Many of the fonts listed above are free through Google Fonts, including Lora, Open Sans, Merriweather, Raleway, Playfair Display, Source Sans Pro, EB Garamond, Roboto, and Montserrat. Others like Georgia, Palatino, Helvetica, and Gill Sans may already be installed on your computer depending on your operating system. Before your presentation, confirm the fonts render correctly on the computer you'll be using if you're presenting on a classroom machine, consider embedding your fonts or exporting your slides as a PDF to avoid display issues.
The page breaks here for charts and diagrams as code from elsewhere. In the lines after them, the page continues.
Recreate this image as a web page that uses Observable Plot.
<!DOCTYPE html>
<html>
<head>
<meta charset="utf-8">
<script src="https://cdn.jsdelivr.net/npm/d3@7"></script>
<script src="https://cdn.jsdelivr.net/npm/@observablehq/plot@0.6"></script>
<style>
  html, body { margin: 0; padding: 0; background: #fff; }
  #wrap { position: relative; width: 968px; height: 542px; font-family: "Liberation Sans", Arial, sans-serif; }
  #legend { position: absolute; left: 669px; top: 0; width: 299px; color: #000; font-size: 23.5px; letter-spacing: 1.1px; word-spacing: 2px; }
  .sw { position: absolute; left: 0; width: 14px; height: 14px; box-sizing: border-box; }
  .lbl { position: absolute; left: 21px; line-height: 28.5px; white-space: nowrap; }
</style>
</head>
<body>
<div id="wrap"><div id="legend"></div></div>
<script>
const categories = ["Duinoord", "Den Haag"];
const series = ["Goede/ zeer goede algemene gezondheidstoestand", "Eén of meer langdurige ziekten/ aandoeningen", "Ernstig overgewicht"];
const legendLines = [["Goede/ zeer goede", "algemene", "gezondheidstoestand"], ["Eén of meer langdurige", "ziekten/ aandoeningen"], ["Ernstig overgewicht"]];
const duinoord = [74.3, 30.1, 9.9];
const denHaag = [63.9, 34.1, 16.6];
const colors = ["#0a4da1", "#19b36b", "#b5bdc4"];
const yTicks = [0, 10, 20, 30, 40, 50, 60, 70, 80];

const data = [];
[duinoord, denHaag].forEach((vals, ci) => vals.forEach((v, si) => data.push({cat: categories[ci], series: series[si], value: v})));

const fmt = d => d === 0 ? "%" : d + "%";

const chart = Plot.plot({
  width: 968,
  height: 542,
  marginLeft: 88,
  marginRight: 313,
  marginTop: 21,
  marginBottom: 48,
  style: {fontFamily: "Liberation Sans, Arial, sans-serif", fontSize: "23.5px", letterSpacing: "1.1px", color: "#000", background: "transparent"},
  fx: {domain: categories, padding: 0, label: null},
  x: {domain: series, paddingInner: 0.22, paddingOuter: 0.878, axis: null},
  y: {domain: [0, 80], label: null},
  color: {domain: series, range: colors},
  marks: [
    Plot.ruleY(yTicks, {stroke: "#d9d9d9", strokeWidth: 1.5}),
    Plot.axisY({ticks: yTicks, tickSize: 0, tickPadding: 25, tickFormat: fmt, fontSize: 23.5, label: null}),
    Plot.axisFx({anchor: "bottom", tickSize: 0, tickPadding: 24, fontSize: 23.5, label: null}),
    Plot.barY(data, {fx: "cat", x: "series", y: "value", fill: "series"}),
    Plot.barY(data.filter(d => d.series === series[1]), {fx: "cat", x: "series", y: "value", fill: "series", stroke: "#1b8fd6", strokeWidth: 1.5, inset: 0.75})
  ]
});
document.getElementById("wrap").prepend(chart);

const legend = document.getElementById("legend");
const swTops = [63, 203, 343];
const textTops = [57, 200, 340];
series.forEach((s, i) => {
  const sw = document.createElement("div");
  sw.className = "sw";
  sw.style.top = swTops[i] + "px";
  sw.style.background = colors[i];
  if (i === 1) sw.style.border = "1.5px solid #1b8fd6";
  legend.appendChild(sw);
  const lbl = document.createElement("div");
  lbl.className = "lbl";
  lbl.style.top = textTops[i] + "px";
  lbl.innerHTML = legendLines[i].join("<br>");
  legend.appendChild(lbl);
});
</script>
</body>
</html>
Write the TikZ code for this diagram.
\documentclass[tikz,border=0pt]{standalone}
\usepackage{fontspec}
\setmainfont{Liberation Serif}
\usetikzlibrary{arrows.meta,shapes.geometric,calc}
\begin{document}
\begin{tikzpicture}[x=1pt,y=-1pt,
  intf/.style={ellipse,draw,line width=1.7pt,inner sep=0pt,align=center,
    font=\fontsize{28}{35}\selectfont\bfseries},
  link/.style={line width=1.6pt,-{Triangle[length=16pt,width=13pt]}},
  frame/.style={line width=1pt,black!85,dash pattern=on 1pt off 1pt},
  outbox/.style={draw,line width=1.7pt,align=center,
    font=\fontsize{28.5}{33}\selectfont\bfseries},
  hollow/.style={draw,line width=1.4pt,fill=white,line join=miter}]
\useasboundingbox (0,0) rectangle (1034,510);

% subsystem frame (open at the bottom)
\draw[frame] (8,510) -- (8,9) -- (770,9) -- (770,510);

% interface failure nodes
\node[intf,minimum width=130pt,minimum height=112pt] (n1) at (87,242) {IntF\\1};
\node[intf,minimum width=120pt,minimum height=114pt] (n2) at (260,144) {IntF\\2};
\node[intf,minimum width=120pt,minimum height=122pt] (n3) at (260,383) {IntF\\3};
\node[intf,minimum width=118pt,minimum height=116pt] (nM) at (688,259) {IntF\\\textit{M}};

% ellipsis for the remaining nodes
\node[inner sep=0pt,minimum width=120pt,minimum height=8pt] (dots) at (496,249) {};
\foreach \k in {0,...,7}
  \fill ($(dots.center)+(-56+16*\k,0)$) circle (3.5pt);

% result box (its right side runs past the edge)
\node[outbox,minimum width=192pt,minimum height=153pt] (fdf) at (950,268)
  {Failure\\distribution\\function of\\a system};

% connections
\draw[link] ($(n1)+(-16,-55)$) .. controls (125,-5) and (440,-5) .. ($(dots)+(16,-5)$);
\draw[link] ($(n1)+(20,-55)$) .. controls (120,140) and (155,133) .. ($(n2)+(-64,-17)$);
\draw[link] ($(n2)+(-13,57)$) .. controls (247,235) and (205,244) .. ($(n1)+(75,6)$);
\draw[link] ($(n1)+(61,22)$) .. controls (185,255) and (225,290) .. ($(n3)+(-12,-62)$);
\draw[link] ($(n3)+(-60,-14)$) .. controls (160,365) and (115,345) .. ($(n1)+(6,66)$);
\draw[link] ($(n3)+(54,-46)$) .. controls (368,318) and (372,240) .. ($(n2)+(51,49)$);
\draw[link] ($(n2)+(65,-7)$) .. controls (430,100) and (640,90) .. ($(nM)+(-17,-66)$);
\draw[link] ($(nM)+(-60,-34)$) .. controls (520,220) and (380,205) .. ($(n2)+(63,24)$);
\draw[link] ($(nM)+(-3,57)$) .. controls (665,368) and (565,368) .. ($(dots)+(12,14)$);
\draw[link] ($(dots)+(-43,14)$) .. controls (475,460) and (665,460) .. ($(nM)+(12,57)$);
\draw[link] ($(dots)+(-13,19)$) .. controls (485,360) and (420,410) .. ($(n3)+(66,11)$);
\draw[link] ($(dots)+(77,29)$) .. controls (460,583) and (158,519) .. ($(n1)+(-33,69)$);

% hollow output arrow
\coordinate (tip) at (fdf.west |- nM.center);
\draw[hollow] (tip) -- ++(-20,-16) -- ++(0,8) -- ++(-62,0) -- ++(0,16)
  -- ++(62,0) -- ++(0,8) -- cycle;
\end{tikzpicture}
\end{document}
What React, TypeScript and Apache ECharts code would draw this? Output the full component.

Quick checklist before your next presentation

  1. Pick two fonts: one serif, one sans-serif.
  2. Set headings at 36pt or larger, body text at 24pt or larger.
  3. Test your slides from the back of the room (or zoom out on your screen to 50%).
  4. Make sure your font pairing creates clear contrast heading text should look obviously different from body text.
  5. Avoid decorative, script, or novelty fonts entirely.
  6. Check font licensing if you're sharing or publishing your presentation.
  7. Embed your fonts or export to PDF before presenting on a different computer.
  8. Read every slide aloud if a sentence feels long to speak, it's too much text for one slide.

Start with one pairing from this list, apply it consistently across all your slides, and let your research do the heavy lifting. Good typography doesn't draw attention to itself it makes everything else easier to understand.